**Work to be completed**. Each line that holds the word "matplotlib" counts once. Give the total number of such lines and nothing else.

**Provided material**.
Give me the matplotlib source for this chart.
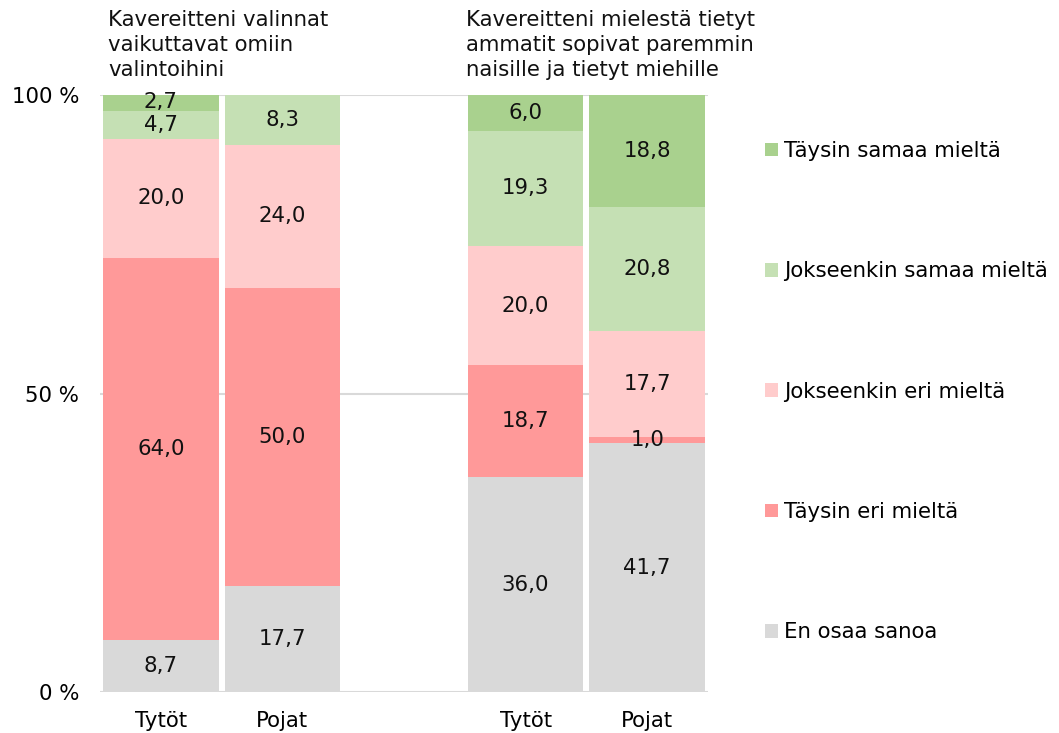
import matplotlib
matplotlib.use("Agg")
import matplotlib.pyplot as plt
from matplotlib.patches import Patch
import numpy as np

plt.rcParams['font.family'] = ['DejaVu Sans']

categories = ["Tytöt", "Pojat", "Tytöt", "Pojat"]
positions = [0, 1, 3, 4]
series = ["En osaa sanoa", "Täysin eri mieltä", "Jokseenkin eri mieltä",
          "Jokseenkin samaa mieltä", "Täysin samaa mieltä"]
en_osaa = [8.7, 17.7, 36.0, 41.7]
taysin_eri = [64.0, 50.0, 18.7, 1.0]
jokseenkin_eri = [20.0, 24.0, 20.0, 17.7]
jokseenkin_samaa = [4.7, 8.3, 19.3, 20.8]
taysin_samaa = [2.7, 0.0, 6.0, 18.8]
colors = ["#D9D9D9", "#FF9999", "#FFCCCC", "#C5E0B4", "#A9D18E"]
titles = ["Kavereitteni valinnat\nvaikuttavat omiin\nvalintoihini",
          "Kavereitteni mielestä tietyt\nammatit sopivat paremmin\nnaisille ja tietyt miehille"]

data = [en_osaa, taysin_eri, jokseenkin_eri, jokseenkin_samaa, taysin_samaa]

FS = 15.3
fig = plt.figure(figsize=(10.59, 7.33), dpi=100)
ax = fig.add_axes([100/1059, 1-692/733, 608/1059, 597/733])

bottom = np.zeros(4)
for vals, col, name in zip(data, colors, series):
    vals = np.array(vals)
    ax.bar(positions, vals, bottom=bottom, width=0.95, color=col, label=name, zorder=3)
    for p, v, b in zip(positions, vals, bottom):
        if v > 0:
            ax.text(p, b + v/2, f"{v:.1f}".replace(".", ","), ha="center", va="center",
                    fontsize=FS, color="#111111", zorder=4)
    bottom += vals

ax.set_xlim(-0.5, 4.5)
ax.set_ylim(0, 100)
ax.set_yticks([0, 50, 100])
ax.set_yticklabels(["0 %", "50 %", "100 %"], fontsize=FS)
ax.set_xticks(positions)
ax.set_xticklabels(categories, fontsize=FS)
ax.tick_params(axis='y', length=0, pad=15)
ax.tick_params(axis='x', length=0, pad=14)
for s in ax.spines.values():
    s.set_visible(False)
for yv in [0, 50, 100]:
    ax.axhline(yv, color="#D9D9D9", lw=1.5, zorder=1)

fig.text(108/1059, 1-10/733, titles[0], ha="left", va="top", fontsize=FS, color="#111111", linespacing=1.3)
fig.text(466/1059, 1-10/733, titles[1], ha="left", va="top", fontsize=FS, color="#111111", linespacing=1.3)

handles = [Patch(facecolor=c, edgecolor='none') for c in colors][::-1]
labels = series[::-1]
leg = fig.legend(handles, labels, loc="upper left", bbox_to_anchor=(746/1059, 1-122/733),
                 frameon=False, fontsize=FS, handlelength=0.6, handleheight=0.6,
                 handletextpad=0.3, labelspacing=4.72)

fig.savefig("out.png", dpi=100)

**Response to the task**. 5